- [Required task]
What you return should match every record exactly, with the images removed.

Figure scripts:
- - - - - - -

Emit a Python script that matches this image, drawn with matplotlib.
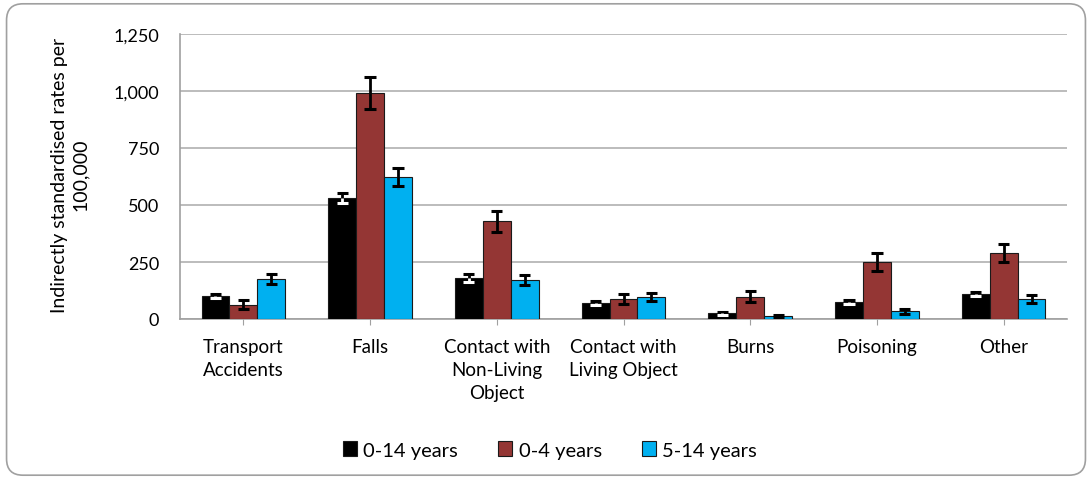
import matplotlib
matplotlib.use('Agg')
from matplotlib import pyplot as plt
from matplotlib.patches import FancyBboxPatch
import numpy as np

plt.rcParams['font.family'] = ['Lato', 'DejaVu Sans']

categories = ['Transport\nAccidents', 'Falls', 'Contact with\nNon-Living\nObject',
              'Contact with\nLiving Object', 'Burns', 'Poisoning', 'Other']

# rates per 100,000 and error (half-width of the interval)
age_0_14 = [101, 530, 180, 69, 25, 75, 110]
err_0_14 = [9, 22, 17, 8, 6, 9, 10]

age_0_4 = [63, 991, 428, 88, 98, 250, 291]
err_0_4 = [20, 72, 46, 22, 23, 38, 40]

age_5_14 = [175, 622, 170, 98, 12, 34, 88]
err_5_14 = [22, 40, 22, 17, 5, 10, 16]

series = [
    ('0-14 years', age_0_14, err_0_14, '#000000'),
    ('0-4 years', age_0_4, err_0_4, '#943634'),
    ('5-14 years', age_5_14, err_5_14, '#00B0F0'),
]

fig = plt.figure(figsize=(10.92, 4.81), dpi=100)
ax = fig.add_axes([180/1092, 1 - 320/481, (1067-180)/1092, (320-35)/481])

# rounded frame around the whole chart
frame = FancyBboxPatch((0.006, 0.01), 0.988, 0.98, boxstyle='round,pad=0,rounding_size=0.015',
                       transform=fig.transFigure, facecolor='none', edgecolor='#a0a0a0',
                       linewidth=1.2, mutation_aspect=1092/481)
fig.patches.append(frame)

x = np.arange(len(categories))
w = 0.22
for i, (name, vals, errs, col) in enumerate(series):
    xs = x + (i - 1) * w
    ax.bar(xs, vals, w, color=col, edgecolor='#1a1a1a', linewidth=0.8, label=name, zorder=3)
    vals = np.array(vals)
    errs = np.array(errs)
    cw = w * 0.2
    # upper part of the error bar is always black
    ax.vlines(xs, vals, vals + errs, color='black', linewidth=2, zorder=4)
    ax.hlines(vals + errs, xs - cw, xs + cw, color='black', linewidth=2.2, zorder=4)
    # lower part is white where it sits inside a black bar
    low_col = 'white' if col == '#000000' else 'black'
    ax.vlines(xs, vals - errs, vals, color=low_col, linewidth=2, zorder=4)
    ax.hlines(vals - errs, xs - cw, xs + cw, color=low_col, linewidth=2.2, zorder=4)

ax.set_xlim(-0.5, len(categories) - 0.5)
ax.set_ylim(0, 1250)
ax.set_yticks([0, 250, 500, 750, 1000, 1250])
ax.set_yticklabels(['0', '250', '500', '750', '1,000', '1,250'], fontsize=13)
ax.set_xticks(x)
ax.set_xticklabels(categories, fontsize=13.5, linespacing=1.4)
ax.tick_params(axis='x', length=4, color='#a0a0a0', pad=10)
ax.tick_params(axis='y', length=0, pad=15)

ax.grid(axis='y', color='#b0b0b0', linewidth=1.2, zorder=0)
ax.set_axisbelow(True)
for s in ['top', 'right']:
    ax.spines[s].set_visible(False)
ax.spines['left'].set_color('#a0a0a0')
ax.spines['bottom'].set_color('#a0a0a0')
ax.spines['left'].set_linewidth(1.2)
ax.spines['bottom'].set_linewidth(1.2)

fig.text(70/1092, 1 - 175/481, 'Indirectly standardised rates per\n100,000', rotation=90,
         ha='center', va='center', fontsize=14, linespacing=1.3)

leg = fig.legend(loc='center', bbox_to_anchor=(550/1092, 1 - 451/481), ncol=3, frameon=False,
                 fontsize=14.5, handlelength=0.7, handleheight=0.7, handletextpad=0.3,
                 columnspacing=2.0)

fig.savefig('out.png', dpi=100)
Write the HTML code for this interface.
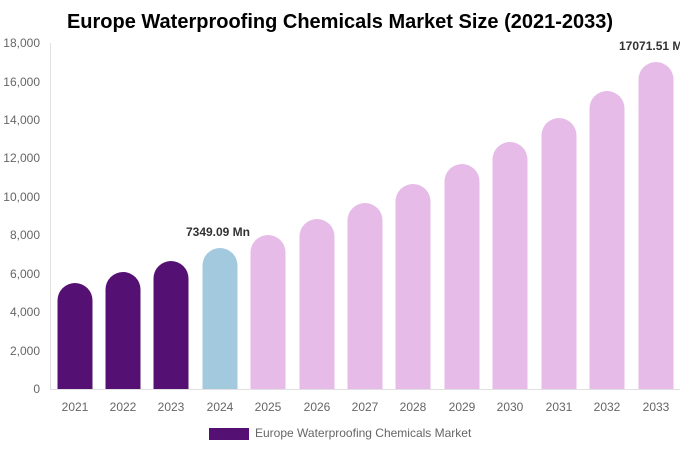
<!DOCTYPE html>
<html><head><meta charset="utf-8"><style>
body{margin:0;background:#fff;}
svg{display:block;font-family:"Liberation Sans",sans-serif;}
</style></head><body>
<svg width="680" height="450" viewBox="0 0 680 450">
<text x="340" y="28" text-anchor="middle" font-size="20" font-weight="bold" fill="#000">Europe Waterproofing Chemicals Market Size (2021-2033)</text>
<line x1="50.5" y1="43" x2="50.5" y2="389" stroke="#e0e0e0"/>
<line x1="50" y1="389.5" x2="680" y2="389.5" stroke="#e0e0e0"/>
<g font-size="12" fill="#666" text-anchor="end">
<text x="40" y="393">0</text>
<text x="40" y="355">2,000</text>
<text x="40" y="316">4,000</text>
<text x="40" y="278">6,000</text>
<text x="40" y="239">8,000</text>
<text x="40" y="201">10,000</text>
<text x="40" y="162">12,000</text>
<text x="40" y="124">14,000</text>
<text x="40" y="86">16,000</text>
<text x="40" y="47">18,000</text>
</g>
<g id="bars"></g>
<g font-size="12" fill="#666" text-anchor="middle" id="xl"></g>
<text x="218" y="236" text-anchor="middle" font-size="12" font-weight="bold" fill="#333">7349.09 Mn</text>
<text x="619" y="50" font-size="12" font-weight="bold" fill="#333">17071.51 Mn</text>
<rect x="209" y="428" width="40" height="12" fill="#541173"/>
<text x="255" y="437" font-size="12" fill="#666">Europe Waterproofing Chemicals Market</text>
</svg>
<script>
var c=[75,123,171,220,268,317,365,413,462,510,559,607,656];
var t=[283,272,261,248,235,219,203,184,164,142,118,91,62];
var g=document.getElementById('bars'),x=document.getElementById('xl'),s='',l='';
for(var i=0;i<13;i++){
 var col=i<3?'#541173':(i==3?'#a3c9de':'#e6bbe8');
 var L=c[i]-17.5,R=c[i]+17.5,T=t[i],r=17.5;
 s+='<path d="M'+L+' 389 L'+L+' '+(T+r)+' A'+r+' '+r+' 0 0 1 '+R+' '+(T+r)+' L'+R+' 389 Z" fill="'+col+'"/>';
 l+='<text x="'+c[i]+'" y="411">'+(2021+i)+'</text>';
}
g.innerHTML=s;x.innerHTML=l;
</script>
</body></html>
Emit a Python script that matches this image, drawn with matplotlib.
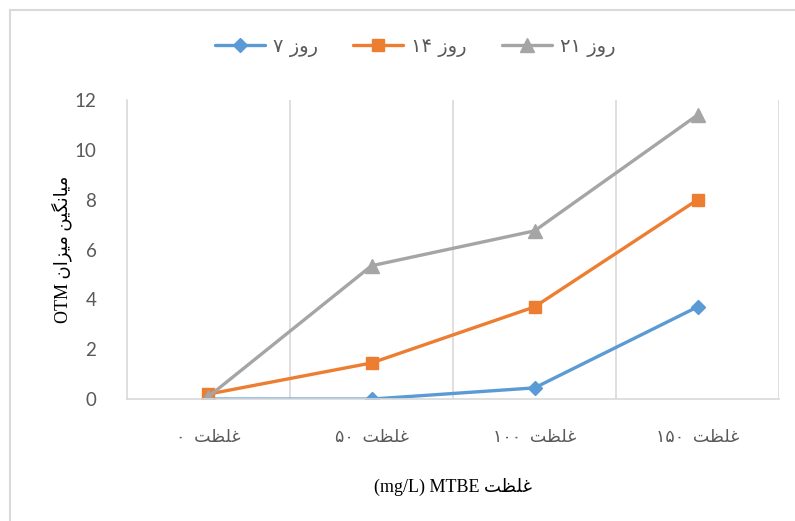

- - - - - - -

- [Solution below]
Emit a Python script that matches this image, drawn with matplotlib.
import matplotlib
matplotlib.use('Agg')
from matplotlib import pyplot as plt
from matplotlib.patches import FancyBboxPatch
import numpy as np

plt.rcParams['font.family'] = ['Lato', 'DejaVu Sans']

categories = ['Transport\nAccidents', 'Falls', 'Contact with\nNon-Living\nObject',
              'Contact with\nLiving Object', 'Burns', 'Poisoning', 'Other']

# rates per 100,000 and error (half-width of the interval)
age_0_14 = [101, 530, 180, 69, 25, 75, 110]
err_0_14 = [9, 22, 17, 8, 6, 9, 10]

age_0_4 = [63, 991, 428, 88, 98, 250, 291]
err_0_4 = [20, 72, 46, 22, 23, 38, 40]

age_5_14 = [175, 622, 170, 98, 12, 34, 88]
err_5_14 = [22, 40, 22, 17, 5, 10, 16]

series = [
    ('0-14 years', age_0_14, err_0_14, '#000000'),
    ('0-4 years', age_0_4, err_0_4, '#943634'),
    ('5-14 years', age_5_14, err_5_14, '#00B0F0'),
]

fig = plt.figure(figsize=(10.92, 4.81), dpi=100)
ax = fig.add_axes([180/1092, 1 - 320/481, (1067-180)/1092, (320-35)/481])

# rounded frame around the whole chart
frame = FancyBboxPatch((0.006, 0.01), 0.988, 0.98, boxstyle='round,pad=0,rounding_size=0.015',
                       transform=fig.transFigure, facecolor='none', edgecolor='#a0a0a0',
                       linewidth=1.2, mutation_aspect=1092/481)
fig.patches.append(frame)

x = np.arange(len(categories))
w = 0.22
for i, (name, vals, errs, col) in enumerate(series):
    xs = x + (i - 1) * w
    ax.bar(xs, vals, w, color=col, edgecolor='#1a1a1a', linewidth=0.8, label=name, zorder=3)
    vals = np.array(vals)
    errs = np.array(errs)
    cw = w * 0.2
    # upper part of the error bar is always black
    ax.vlines(xs, vals, vals + errs, color='black', linewidth=2, zorder=4)
    ax.hlines(vals + errs, xs - cw, xs + cw, color='black', linewidth=2.2, zorder=4)
    # lower part is white where it sits inside a black bar
    low_col = 'white' if col == '#000000' else 'black'
    ax.vlines(xs, vals - errs, vals, color=low_col, linewidth=2, zorder=4)
    ax.hlines(vals - errs, xs - cw, xs + cw, color=low_col, linewidth=2.2, zorder=4)

ax.set_xlim(-0.5, len(categories) - 0.5)
ax.set_ylim(0, 1250)
ax.set_yticks([0, 250, 500, 750, 1000, 1250])
ax.set_yticklabels(['0', '250', '500', '750', '1,000', '1,250'], fontsize=13)
ax.set_xticks(x)
ax.set_xticklabels(categories, fontsize=13.5, linespacing=1.4)
ax.tick_params(axis='x', length=4, color='#a0a0a0', pad=10)
ax.tick_params(axis='y', length=0, pad=15)

ax.grid(axis='y', color='#b0b0b0', linewidth=1.2, zorder=0)
ax.set_axisbelow(True)
for s in ['top', 'right']:
    ax.spines[s].set_visible(False)
ax.spines['left'].set_color('#a0a0a0')
ax.spines['bottom'].set_color('#a0a0a0')
ax.spines['left'].set_linewidth(1.2)
ax.spines['bottom'].set_linewidth(1.2)

fig.text(70/1092, 1 - 175/481, 'Indirectly standardised rates per\n100,000', rotation=90,
         ha='center', va='center', fontsize=14, linespacing=1.3)

leg = fig.legend(loc='center', bbox_to_anchor=(550/1092, 1 - 451/481), ncol=3, frameon=False,
                 fontsize=14.5, handlelength=0.7, handleheight=0.7, handletextpad=0.3,
                 columnspacing=2.0)

fig.savefig('out.png', dpi=100)
Write the HTML code for this interface.
<!DOCTYPE html>
<html><head><meta charset="utf-8"><style>
body{margin:0;background:#fff;}
svg{display:block;font-family:"Liberation Sans",sans-serif;}
</style></head><body>
<svg width="680" height="450" viewBox="0 0 680 450">
<text x="340" y="28" text-anchor="middle" font-size="20" font-weight="bold" fill="#000">Europe Waterproofing Chemicals Market Size (2021-2033)</text>
<line x1="50.5" y1="43" x2="50.5" y2="389" stroke="#e0e0e0"/>
<line x1="50" y1="389.5" x2="680" y2="389.5" stroke="#e0e0e0"/>
<g font-size="12" fill="#666" text-anchor="end">
<text x="40" y="393">0</text>
<text x="40" y="355">2,000</text>
<text x="40" y="316">4,000</text>
<text x="40" y="278">6,000</text>
<text x="40" y="239">8,000</text>
<text x="40" y="201">10,000</text>
<text x="40" y="162">12,000</text>
<text x="40" y="124">14,000</text>
<text x="40" y="86">16,000</text>
<text x="40" y="47">18,000</text>
</g>
<g id="bars"></g>
<g font-size="12" fill="#666" text-anchor="middle" id="xl"></g>
<text x="218" y="236" text-anchor="middle" font-size="12" font-weight="bold" fill="#333">7349.09 Mn</text>
<text x="619" y="50" font-size="12" font-weight="bold" fill="#333">17071.51 Mn</text>
<rect x="209" y="428" width="40" height="12" fill="#541173"/>
<text x="255" y="437" font-size="12" fill="#666">Europe Waterproofing Chemicals Market</text>
</svg>
<script>
var c=[75,123,171,220,268,317,365,413,462,510,559,607,656];
var t=[283,272,261,248,235,219,203,184,164,142,118,91,62];
var g=document.getElementById('bars'),x=document.getElementById('xl'),s='',l='';
for(var i=0;i<13;i++){
 var col=i<3?'#541173':(i==3?'#a3c9de':'#e6bbe8');
 var L=c[i]-17.5,R=c[i]+17.5,T=t[i],r=17.5;
 s+='<path d="M'+L+' 389 L'+L+' '+(T+r)+' A'+r+' '+r+' 0 0 1 '+R+' '+(T+r)+' L'+R+' 389 Z" fill="'+col+'"/>';
 l+='<text x="'+c[i]+'" y="411">'+(2021+i)+'</text>';
}
g.innerHTML=s;x.innerHTML=l;
</script>
</body></html>
Emit a Python script that matches this image, drawn with matplotlib.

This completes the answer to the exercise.